MEXICO CITY, DEC. 1 -- In response to a Sandinista cease-fire proposal made public in Washington last month, Nicaraguan rebels have called for a 40-day truce starting Dec. 8 as part of a "political negotiating process" that they said must lead to "irreversible democratization" in Nicaragua.

The two sides have agreed to meet as early as Thursday in the capital of the Dominican Republic, Santo Domingo, to begin indirect negotiations through a mediator, Nicaraguan Cardinal Miguel Obando y Bravo.

The two proposals appear to be so far apart, however, that any agreement on a cease-fire within a matter of days is considered highly unlikely.

The proposal of the Nicaraguan rebels, known as contras, was given last week to Obando, who turned it over to the Sandinista government in Managua yesterday after the Nicaraguan Bishops' Conference had formally approved his mediating role.

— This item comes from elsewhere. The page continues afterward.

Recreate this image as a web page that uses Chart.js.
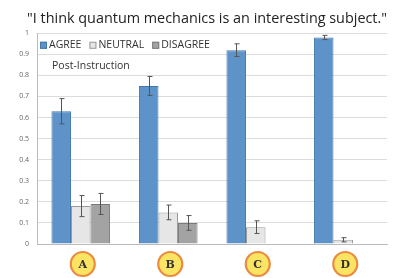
<!DOCTYPE html>
<html>
<head>
<meta charset="utf-8">
<script src="https://cdn.jsdelivr.net/npm/chart.js"></script>
<style>
  html, body { margin: 0; padding: 0; background: #fff; }
  #wrap { width: 395px; height: 278px; }
</style>
</head>
<body>
<div id="wrap"><canvas id="chart" width="395" height="278"></canvas></div>
<script>
// data
const groups = ['A', 'B', 'C', 'D'];
const agree = [0.63, 0.75, 0.92, 0.98];
const agreeErr = [0.06, 0.045, 0.03, 0.01];
const neutral = [0.18, 0.15, 0.08, 0.02];
const neutralErr = [0.05, 0.035, 0.03, 0.01];
const disagree = [0.19, 0.10, 0, 0];
const disagreeErr = [0.05, 0.035, 0, 0];

const errors = [agreeErr, neutralErr, disagreeErr];

// error bars drawn from the y scale
const errorBars = {
  id: 'errorBars',
  afterDatasetsDraw(chart) {
    const ctx = chart.ctx;
    const y = chart.scales.y;
    ctx.save();
    ctx.strokeStyle = '#555';
    ctx.lineWidth = 1;
    chart.data.datasets.forEach((ds, i) => {
      const meta = chart.getDatasetMeta(i);
      meta.data.forEach((bar, j) => {
        const err = errors[i][j];
        if (!err) return;
        const v = ds.data[j];
        const top = y.getPixelForValue(v + err);
        const bot = y.getPixelForValue(v - err);
        const x = Math.round(bar.x) + 0.5;
        ctx.beginPath();
        ctx.moveTo(x, top); ctx.lineTo(x, bot);
        ctx.moveTo(x - 2, top); ctx.lineTo(x + 3, top);
        ctx.moveTo(x - 2, bot); ctx.lineTo(x + 3, bot);
        ctx.stroke();
      });
    });
    ctx.restore();
  }
};

// legend in one row inside the plot, circled letters, "Post-Instruction"
const extras = {
  id: 'extras',
  afterDraw(chart) {
    const ctx = chart.ctx;
    const x = chart.scales.x;
    const area = chart.chartArea;
    ctx.save();

    ctx.font = '10.5px "Open Sans", sans-serif';
    ctx.textBaseline = 'middle';
    ctx.textAlign = 'left';
    let lx = area.left + 3;
    const ly = area.top + 12;
    chart.data.datasets.forEach(ds => {
      ctx.fillStyle = ds.backgroundColor;
      ctx.fillRect(lx, ly - 3.5, 7, 7);
      ctx.strokeStyle = ds.borderColor;
      ctx.lineWidth = 1;
      ctx.strokeRect(lx + 0.5, ly - 3, 6, 6);
      ctx.fillStyle = '#333';
      ctx.fillText(ds.label, lx + 9, ly);
      lx += 9 + ctx.measureText(ds.label).width + 8;
    });

    ctx.fillText('Post-Instruction', area.left + 15, area.top + 33);

    groups.forEach((g, i) => {
      const cx = x.getPixelForValue(i) + 2;
      const cy = area.bottom + 20;
      ctx.beginPath();
      ctx.arc(cx, cy, 12, 0, Math.PI * 2);
      ctx.fillStyle = '#fbe463';
      ctx.fill();
      ctx.lineWidth = 2.2;
      ctx.strokeStyle = '#e98c42';
      ctx.stroke();
      ctx.fillStyle = '#333';
      ctx.font = 'bold 11px "DejaVu Serif", serif';
      ctx.textAlign = 'center';
      ctx.fillText(g, cx, cy + 1);
    });
    ctx.restore();
  }
};

new Chart(document.getElementById('chart'), {
  type: 'bar',
  data: {
    labels: groups,
    datasets: [
      { label: 'AGREE', data: agree, backgroundColor: '#5d93c8', borderColor: '#4578a8', borderWidth: 1 },
      { label: 'NEUTRAL', data: neutral, backgroundColor: '#e6e6e6', borderColor: '#9a9a9a', borderWidth: 1 },
      { label: 'DISAGREE', data: disagree, backgroundColor: '#a3a3a3', borderColor: '#7a7a7a', borderWidth: 1 }
    ]
  },
  options: {
    responsive: false,
    animation: false,
    layout: { padding: { left: 0, right: 8, top: 0, bottom: 34 } },
    datasets: { bar: { barPercentage: 1, categoryPercentage: 0.67 } },
    plugins: {
      title: {
        display: true,
        align: 'end',
        text: '"I think quantum mechanics is an interesting subject."',
        color: '#222',
        font: { family: '"Open Sans", sans-serif', size: 14.4, weight: 'normal' },
        padding: { top: 10, bottom: 6 }
      },
      legend: { display: false },
      tooltip: { enabled: false }
    },
    scales: {
      x: {
        afterFit(s) { s.height = 0; },
        grid: { display: false },
        border: { color: '#bbb' },
        ticks: { display: false }
      },
      y: {
        min: 0, max: 1,
        afterFit(s) { s.width = 37; },
        grid: { color: '#dcdcdc', drawTicks: false },
        border: { color: '#bbb' },
        ticks: {
          stepSize: 0.1,
          padding: 8,
          color: '#666',
          font: { family: '"Open Sans", sans-serif', size: 7 },
          callback: v => (v === 0 || v === 1) ? String(v) : v.toFixed(1)
        }
      }
    }
  },
  plugins: [errorBars, extras]
});
</script>
</body>
</html>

Marta Sacasa, a contra spokeswoman based in Miami, said in a telephone interview that members of a negotiating panel, formed in anticipation of cease-fire talks shortly after a Central American peace accord was signed in Guatemala Aug. 7, planned to gather Thursday in Santo Domingo.

The panel named by the contras includes Jaime Morales Carazo, a former banker in Nicaragua, two other members of the assembly of the Nicaraguan Resistance, the contra umbrella group, and two field commanders.

Nicaraguan President Daniel Ortega reportedly has named a negotiating team headed by Maj. Ricardo Wheelock, the intelligence chief of the Army.

Charging that the ruling Sandinista National Liberation Front has betrayed the revolt that ousted former dictator Anastasio Somoza, the contra proposal calls for the establishment of a democracy marked by political pluralism, civil liberties and respect for human rights.

The statement says the Nicaraguan Resistance has agreed to negotiate a nationwide cease-fire with the Sandinistas to last from Dec. 8 until Jan. 17, 1988. It says that during the cease-fire, rebel forces in Nicaragua would remain in their present "zones of operations," which the contras say cover 46 percent of Nicaragua's territory.

Both sides would be permitted to receive nonmilitary supplies by air, land or sea, the proposal says.

In conjunction with the truce, the proposal demands that the Sandinistas implement a series of sweeping political, military and economic changes.

Among the measures are a general amnesty for political prisoners, lifting of the five-year-old state of emergency, full freedoms for the press, political parties and unions, freedom of movement including the right to leave and enter the country, dismantling of "militarized cooperatives," an end to military conscription, dissolution of Sandinista neighborhood committees, discontinuation of rationing and a halt to "hyperinflation" and "administrative incompetence." Once democratization is achieved in compliance with the Guatemala peace accord, the proposal says, the "gradual disarmament of both parties" could begin, leading eventually to "a unified national army of a voluntary nature."

Cardinal Obando told reporters after delivering the contra proposal that he was sure each side initially would reject the other's conditions. He said he was empowered by both sides to make his own suggestions to achieve progress, and he said he hoped the indirect talks could lead to at least a temporary truce by Christmas.

During a visit to Washington last month, President Ortega unveiled an 11-point cease-fire proposal that called for the contras to congregate in three zones during a one-month truce to begin Dec. 5. During the cease-fire, the proposal said, military aid to the rebels would be cut off, but they could receive nonmilitary supplies through a "neutral institution."

There is a fundamental conflict between the rebels' demand for a broad political negotiation and the Sandinistas' insistence that the political future of the country is nonnegotiable.